The district’s two high schools, CAHS and Kean, fared better, but are still operating in split sessions, with students leaving mid-day. Acting Cancryn principal Judy King-Edmeade is one of many administrators working at CAHS throughout the day and, though the school is up and running despite the damage, her concern is whether the students are getting the education they need when they only have a few hours of school each day.

“We’re making lemons out of lemonade,” King-Edmeade told senators on tour Wednesday. “We have an awesome staff that’s making sure the young people are learning despite the circumstances, but our problem is that our young people aren’t going home and studying. If they’re leaving mid-day or coming in mid-day, we don’t know how much studying is going on because they are free for such long periods of time and we really need our parents to tighten up at home.”

In between stops, senators said they shared similar concerns but still saw an opportunity to “build back better.”

The governor has already announced plans for six new schools and even on campuses with major repairs, thinking about how students learn best can help guide the rebuilding process, they said.

“We can see our schools are not ideal for stimulating learning and we have the opportunity in some cases to retrofit and in others to rebuild, which we have been talking about for decades,” Senate President Myron Jackson said. “Cancryn, for example, has outlived its worthiness as an institution of learning and even Gladys Abraham, which is concrete, there are ways that in our restoration we can improve the physical plant by modernizing.”

Sen.
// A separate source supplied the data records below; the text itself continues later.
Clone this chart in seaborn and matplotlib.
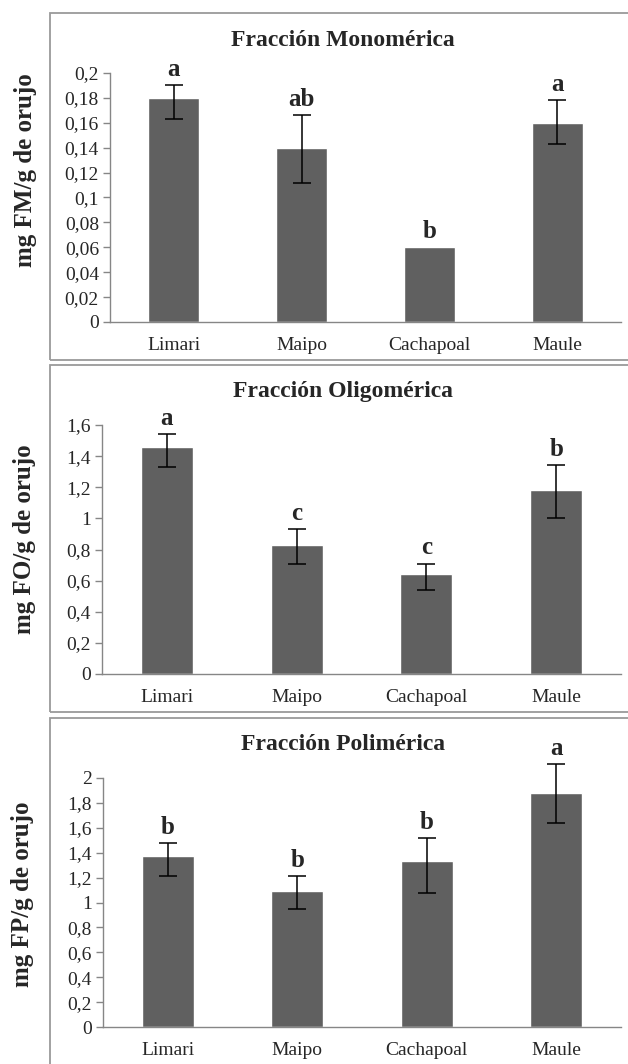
import numpy as np
import pandas as pd
import matplotlib
matplotlib.use("Agg")
import matplotlib.pyplot as plt
from matplotlib.patches import Rectangle
import seaborn as sns

# ---------------- data ----------------
regions = ["Limari", "Maipo", "Cachapoal", "Maule"]

mono_vals = [0.18, 0.14, 0.06, 0.16]
mono_low = [0.163, 0.112, np.nan, 0.143]
mono_high = [0.19, 0.166, np.nan, 0.178]
mono_letters = ["a", "ab", "b", "a"]
mono_ticks = [0, 0.02, 0.04, 0.06, 0.08, 0.1, 0.12, 0.14, 0.16, 0.18, 0.2]

oligo_vals = [1.46, 0.83, 0.64, 1.18]
oligo_low = [1.33, 0.71, 0.54, 1.00]
oligo_high = [1.54, 0.93, 0.71, 1.34]
oligo_letters = ["a", "c", "c", "b"]
oligo_ticks = [0, 0.2, 0.4, 0.6, 0.8, 1.0, 1.2, 1.4, 1.6]

poly_vals = [1.37, 1.09, 1.33, 1.88]
poly_low = [1.21, 0.95, 1.08, 1.64]
poly_high = [1.48, 1.21, 1.52, 2.11]
poly_letters = ["b", "b", "b", "a"]
poly_ticks = [0, 0.2, 0.4, 0.6, 0.8, 1.0, 1.2, 1.4, 1.6, 1.8, 2.0]

titles = ["Fracción Monomérica", "Fracción Oligomérica", "Fracción Polimérica"]
ylabels = ["mg FM/g de orujo", "mg FO/g de orujo", "mg FP/g de orujo"]

# ---------------- style ----------------
sns.set_style("white")
plt.rcParams["font.family"] = ["Liberation Serif", "DejaVu Serif"]

W, H = 628, 1064
fig = plt.figure(figsize=(W / 100, H / 100), dpi=100)

def fx(px):
    return px / W

def fy(py):
    return 1 - py / H

bar_color = "#606060"
spine_color = "#868686"

panels = [
    dict(vals=mono_vals, low=mono_low, high=mono_high, letters=mono_letters,
         ticks=mono_ticks, axbox=(110, 621, 73, 322), box=(50, 13, 360),
         title_y=41, ylab=(26, 170)),
    dict(vals=oligo_vals, low=oligo_low, high=oligo_high, letters=oligo_letters,
         ticks=oligo_ticks, axbox=(102, 621, 425, 674), box=(50, 365, 712),
         title_y=392, ylab=(25, 539)),
    dict(vals=poly_vals, low=poly_low, high=poly_high, letters=poly_letters,
         ticks=poly_ticks, axbox=(103, 621, 778, 1027), box=(50, 718, 1080),
         title_y=745, ylab=(23, 894)),
]

def fmt(v):
    s = ("%.2f" % v).rstrip("0").rstrip(".")
    return s.replace(".", ",")

for i, p in enumerate(panels):
    # panel border
    bx, btop, bbot = p["box"]
    fig.patches.append(Rectangle((fx(bx), fy(bbot)), fx(W + 20 - bx), fy(btop) - fy(bbot),
                                 transform=fig.transFigure, fill=False,
                                 edgecolor="#9a9a9a", linewidth=1.3, zorder=0))

    l, r, t, b = p["axbox"]
    ax = fig.add_axes([fx(l), fy(b), fx(r - l), fy(t) - fy(b)])
    ax.patch.set_alpha(0)

    df = pd.DataFrame({"region": regions, "val": p["vals"]})
    sns.barplot(data=df, x="region", y="val", color=bar_color, width=0.4,
                saturation=1, errorbar=None, ax=ax, zorder=2)

    vals = np.array(p["vals"], dtype=float)
    low = np.array(p["low"], dtype=float)
    high = np.array(p["high"], dtype=float)
    mask = ~np.isnan(low)
    xs = np.arange(len(regions))
    eb = ax.errorbar(xs[mask], vals[mask],
                     yerr=[vals[mask] - low[mask], high[mask] - vals[mask]],
                     fmt="none", ecolor="black", elinewidth=1.1, capsize=6.5,
                     capthick=1.1, zorder=3)
    for art in list(eb.lines[1]) + list(eb.lines[2]):
        art.set_clip_on(False)

    tops = np.where(mask, high, vals)
    for x, top, letter in zip(xs, tops, p["letters"]):
        ax.annotate(letter, (x, top), xytext=(0, 3), textcoords="offset points",
                    ha="center", va="bottom", fontsize=18, fontweight="bold",
                    annotation_clip=False)

    ax.set_xlim(-0.5, 3.5)
    ax.set_ylim(0, p["ticks"][-1])
    ax.set_yticks(p["ticks"])
    ax.set_yticklabels([fmt(v) for v in p["ticks"]], fontsize=14)
    ax.set_xticks(xs)
    ax.set_xticklabels(regions, fontsize=14)
    ax.set_xticks(np.arange(-0.5, 4.0, 1.0), minor=True)
    ax.tick_params(axis="x", which="major", length=0, pad=11)
    ax.tick_params(axis="x", which="minor", length=5, width=1, color=spine_color,
                   direction="out")
    ax.tick_params(axis="y", which="major", length=5, width=1, color=spine_color,
                   direction="out", pad=3, left=True)
    ax.set_xlabel("")
    ax.set_ylabel("")
    for s in ["top", "right"]:
        ax.spines[s].set_visible(False)
    for s in ["left", "bottom"]:
        ax.spines[s].set_color(spine_color)
        ax.spines[s].set_linewidth(1)

    fig.text(fx(343), fy(p["title_y"]), titles[i], ha="center", va="center",
             fontsize=17, fontweight="bold")
    yx, yy = p["ylab"]
    fig.text(fx(yx), fy(yy), ylabels[i], ha="center", va="center", rotation=90,
             fontsize=18, fontweight="bold")

fig.savefig("out.png", dpi=100, facecolor="white")
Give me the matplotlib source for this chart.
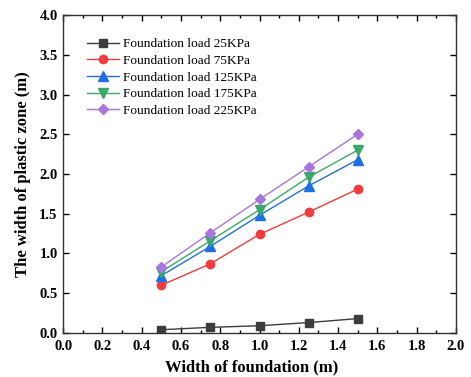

Jean Forde, chairman of the Senate’s Education Committee, added that in the interim the government also can do a better job of cleaning the campuses instead of letting them sit.

“We’re seeing that many school buildings are dirty or wet, and there are things hanging like lights or air conditioning units,” Forde said. “I have no objection to relocating a school, but there is still some value in what’s left and some of the schools can still be used, whether for offices or something else. We have to do a better job of making sure we protect the government’s assets.”